Test Your Tweaks and Fix Common Problems Fast
Once you have made changes, verify they actually helped. A few quick checks:
- Run ping tests from a PC or use in‑game network stats to see if latency and jitter improved
- On consoles and PCs, watch for fewer “packet loss” or “connection unstable” warnings
- In streaming apps, check if the quality indicator locks into HD/4K faster and stays there without dropping to blurry
For common issues, use simple fixes before you dig deeper:
- Random lag spikes: Check for background downloads, move your device to 5 GHz, and prioritize it in QoS.
- One TV buffers, others are fine: Try Ethernet or a closer mesh node/extender for that room, and restart the streaming app and device.
- Great speeds near router, bad in one room: That is a coverage problem. Revisit placement or add mesh/extenders or powerline/MoCA to that area.
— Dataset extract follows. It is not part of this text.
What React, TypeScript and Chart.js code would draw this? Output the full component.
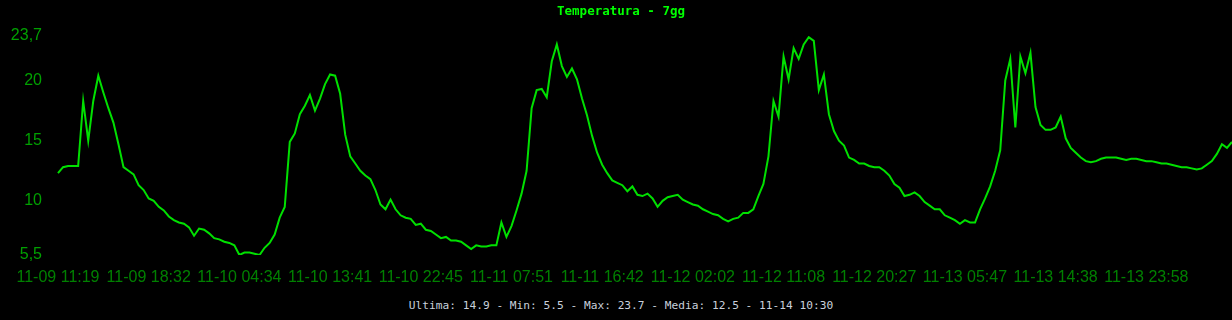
import React, { useEffect, useRef } from 'react';
import { Chart, registerables } from 'chart.js';

Chart.register(...registerables);

const TITLE = 'Temperatura - 7gg';
const FOOTER = 'Ultima: 14.9 - Min: 5.5 - Max: 23.7 - Media: 12.5 - 11-14 10:30';

const tickLabels = [
  '11-09 11:19', '11-09 18:32', '11-10 04:34', '11-10 13:41', '11-10 22:45',
  '11-11 07:51', '11-11 16:42', '11-12 02:02', '11-12 11:08', '11-12 20:27',
  '11-13 05:47', '11-13 14:38', '11-13 23:58',
];
const TICK_STEP = 18;

const temperature = [
  12.3, 12.8, 12.9, 12.9, 12.9, 18.3, 15.0, 18.3, 20.4, 19.0, 17.7, 16.5, 14.7, 12.8, 12.5, 12.2, 11.3, 10.9,
  10.2, 10.0, 9.5, 9.2, 8.7, 8.4, 8.2, 8.1, 7.8, 7.1, 7.7, 7.6, 7.3, 6.9, 6.8, 6.6, 6.5, 6.3,
  5.5, 5.7, 5.7, 5.6, 5.5, 6.1, 6.5, 7.2, 8.6, 9.5, 14.9, 15.6, 17.2, 17.9, 18.8, 17.5, 18.5, 19.7,
  20.5, 20.4, 18.9, 15.5, 13.7, 13.1, 12.5, 12.1, 11.8, 10.9, 9.7, 9.3, 10.1, 9.3, 8.8, 8.6, 8.5, 8.0,
  8.1, 7.6, 7.5, 7.2, 6.9, 7.0, 6.7, 6.7, 6.6, 6.3, 6.0, 6.3, 6.2, 6.2, 6.3, 6.3, 8.2, 7.0,
  7.9, 9.2, 10.6, 12.5, 17.7, 19.2, 19.3, 18.6, 21.6, 23.0, 21.2, 20.3, 21.0, 20.1, 18.5, 17.1, 15.4, 14.0,
  13.0, 12.3, 11.7, 11.5, 11.3, 10.8, 11.2, 10.5, 10.4, 10.6, 10.2, 9.5, 10.0, 10.3, 10.4, 10.5, 10.1, 9.9,
  9.7, 9.6, 9.3, 9.1, 8.9, 8.8, 8.5, 8.3, 8.5, 8.6, 9.0, 9.0, 9.3, 10.4, 11.4, 13.7, 18.3, 17.0,
  22.0, 20.1, 22.7, 21.8, 23.0, 23.6, 23.3, 19.2, 20.5, 17.2, 15.8, 15.0, 14.6, 13.6, 13.4, 13.1, 13.1, 12.9,
  12.8, 12.8, 12.5, 12.1, 11.4, 11.1, 10.4, 10.5, 10.7, 10.4, 9.9, 9.6, 9.3, 9.3, 8.8, 8.6, 8.4, 8.1,
  8.4, 8.2, 8.2, 9.3, 10.2, 11.2, 12.5, 14.2, 20.0, 21.8, 16.1, 22.0, 20.6, 22.3, 17.8, 16.3, 15.9, 15.9,
  16.1, 17.0, 15.2, 14.4, 14.0, 13.6, 13.3, 13.2, 13.3, 13.5, 13.6, 13.6, 13.6, 13.5, 13.4, 13.5, 13.5, 13.4,
  13.3, 13.3, 13.2, 13.1, 13.1, 13.0, 12.9, 12.8, 12.8, 12.7, 12.6, 12.7, 13.0, 13.3, 13.9, 14.7, 14.4, 14.9,
];

const yTicks = [5.5, 10, 15, 20, 23.7];
const Y_MIN = 5.5;
const Y_MAX = 23.7;

const labels = temperature.map((_, i) =>
  i % TICK_STEP === 0 ? tickLabels[i / TICK_STEP] ?? '' : ''
);

const CANVAS_W = 1222;
const CANVAS_H = 288;

export default function App() {
  const ref = useRef<HTMLCanvasElement | null>(null);

  useEffect(() => {
    if (!ref.current) return;
    const tickFont = { family: '"Liberation Sans", Arial, sans-serif', size: 16 };
    const chart = new Chart(ref.current, {
      type: 'line',
      data: {
        labels,
        datasets: [
          {
            data: temperature,
            borderColor: '#00e000',
            borderWidth: 2,
            pointRadius: 0,
            pointHoverRadius: 0,
            tension: 0,
            fill: false,
          },
        ],
      },
      options: {
        animation: false,
        responsive: false,
        maintainAspectRatio: false,
        layout: { padding: 0 },
        plugins: {
          legend: { display: false },
          tooltip: { enabled: false },
          title: {
            display: true,
            text: TITLE,
            color: '#00ff00',
            font: { family: '"DejaVu Sans Mono", monospace', size: 12.5, weight: 'bold' },
            padding: { top: 4, bottom: 17 },
          },
        },
        scales: {
          x: {
            grid: { display: false, drawTicks: false },
            border: { display: false },
            afterFit: (s: any) => {
              s.height = 33;
              s.paddingLeft = 0;
              s.paddingRight = 0;
            },
            ticks: {
              autoSkip: false,
              maxRotation: 0,
              minRotation: 0,
              color: '#008000',
              padding: 13,
              font: tickFont,
            },
          },
          y: {
            min: Y_MIN,
            max: Y_MAX,
            afterBuildTicks: (s: any) => {
              s.ticks = yTicks.map((v) => ({ value: v }));
            },
            afterFit: (s: any) => {
              s.width = 48;
            },
            grid: { display: false, drawTicks: false },
            border: { display: false },
            ticks: {
              padding: 16,
              color: '#00a000',
              font: tickFont,
              callback: (v: any) => String(v).replace('.', ','),
            },
          },
        },
      },
    } as any);
    return () => chart.destroy();
  }, []);

  return (
    <div style={{ position: 'fixed', inset: 0, background: '#000', overflow: 'hidden' }}>
      <div style={{ marginLeft: 10, width: CANVAS_W }}>
        <canvas
          ref={ref}
          width={CANVAS_W}
          height={CANVAS_H}
          style={{ display: 'block', width: CANVAS_W, height: CANVAS_H }}
        />
        <div
          style={{
            textAlign: 'center',
            color: '#c8d0dc',
            font: '11.2px "DejaVu Sans Mono", monospace',
            lineHeight: '14px',
            marginTop: 11,
            whiteSpace: 'nowrap',
          }}
        >
          {FOOTER}
        </div>
      </div>
    </div>
  );
}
When things still feel off, follow a simple troubleshooting order:
- Reboot the streaming/gaming device
- Reboot the router and any extenders/mesh nodes
- Check cables for loose or damaged connectors, especially between modem and router
- Look for new interference sources like a moved microwave, baby monitor, or cordless phone base near the router
- Run fresh speed tests; if numbers are far below your plan in multiple spots, then call your ISP
If you want to go deeper on the entertainment side after your network is stable, BDDS has a solid streaming setup guide that focuses on picture and sound tweaks.
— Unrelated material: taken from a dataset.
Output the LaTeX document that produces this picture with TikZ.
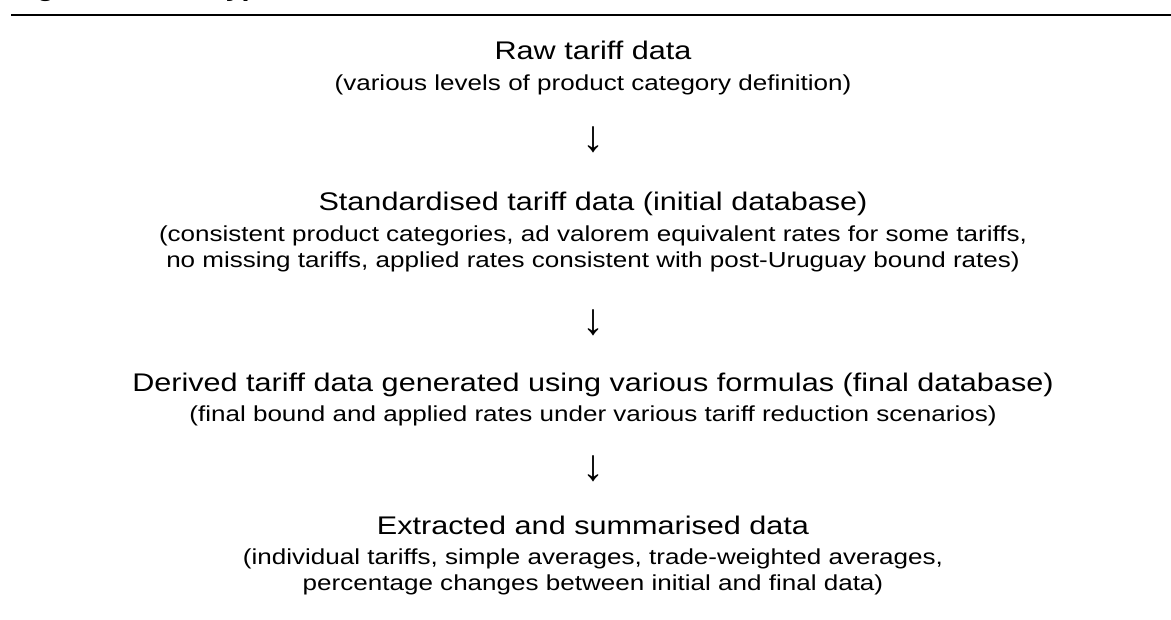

Bottom Line: Small Tweaks, Big Difference
You do not need to be a network engineer to make streaming and gaming feel snappy. Confirm your real speeds, fix router placement, put the right devices on the right bands, wire what you can, and use mesh or extenders only where coverage truly fails. Test each change in the apps and games you actually use, keep a simple troubleshooting routine in your back pocket, and your setup will feel a lot closer to “instant” without a full hardware overhaul.